De Zanett and his family have resided at 10 E 76th since 1994. The listing is prompted by the investor’s desire to get out of Gotham and return to the Swiss countryside from which he originally hails. And he’s accepting cash, card or cryptocurrency as payment. (Or check, if you’re feeling particularly old-fashioned.)
The living room
And de Zanett’s Bitcoin opt-in is far from an isolated one. Cryptocurrency transactions have peppered the luxury real estate marketplace in recent years: Texas saw its first Bitcoin-purchased real estate (luxury or otherwise) in summer of 2017; a Miami mansion sold for $6 million in Bitcoin in early 2018 and hedge fund manager Roy Niederhoffer listed his own NYC pad for $16 million just last October, payable via Bitcoin or traditional greenback.
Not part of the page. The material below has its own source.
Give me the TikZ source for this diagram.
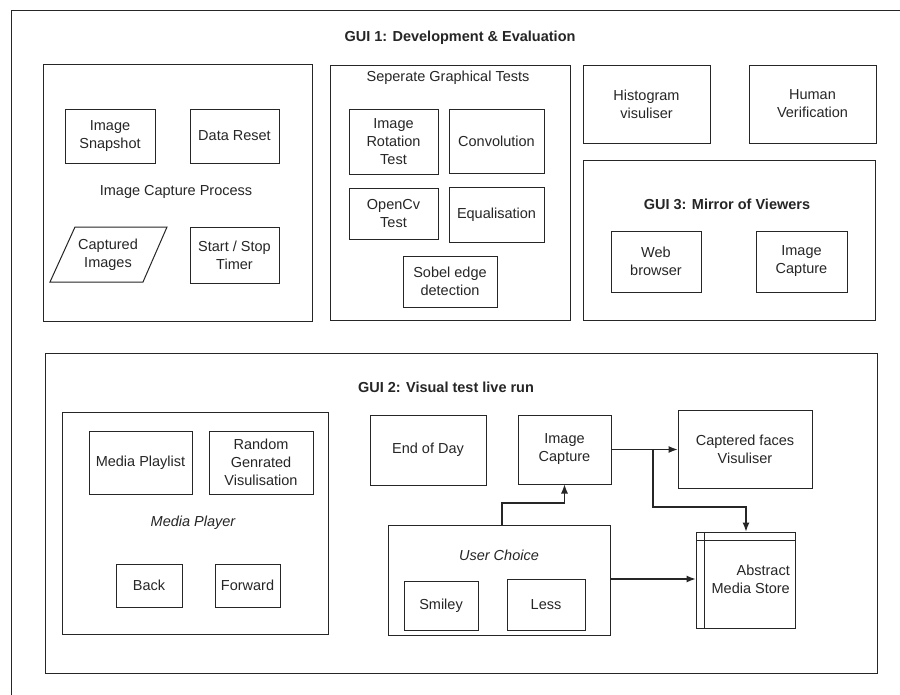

“I’m a big believer in Bitcoin,” Niederhoffer told Bloomberg. “I really am so bullish on it, and I want to own more of it.”
10 E 76th Street’s entryway and white marble staircase.
Fine by us, but cryptocurrencies—from Bitcoin to Ethereum—remain notoriously volatile. Bitcoin alone dropped from upwards of $6,300 to about $3,800 in a single month last November.
And yet, for all the question marks it raises, digital currency does have its perks. The payment method has the potential to streamline the notoriously arduous process of actually purchasing a home, forgoing weeks of wires, deposits and checks for a transaction that can be completed in a matter of minutes or even seconds.
10 East 76th Street’s bathroom.
“In all of my 33 years of closing transactions, I honestly couldn’t have expected something so unique to go so smoothly,” Sheryl Lowe, a broker at Kuper Sotheby’s International Realty, said in a statement. Lowe represented the buyer the 2017 Texas crypto transaction. “In a matter of 10 minutes, the Bitcoin was changed to dollars and the deal was done!”
And the currency disruptor has emerged in other luxury spheres. Hublot’s announced that its Big Bang watch would be purchasable via Bitcoin last December, and five-star Swiss hotel the Dolder Grand just announced they will accept digital currency as payment for a weekend getaway. Meanwhile, the $325 million project at the Aston Plaza in Dubai plans to sell 150 of its 1,300 luxury units via cryptocurrency.
A hallway area at 10 East 76th.
Of course, as with any technological innovation, the adoption process will be slow, and it will certainly hit its fair share of snags. Not even de Zanett will deny you that.
“It will take three, four, maybe five years,” he says. “But people were skeptical of the Internet too when it first came around.”
Valerie Lettan of Douglas Elliman is the listing agent for the property.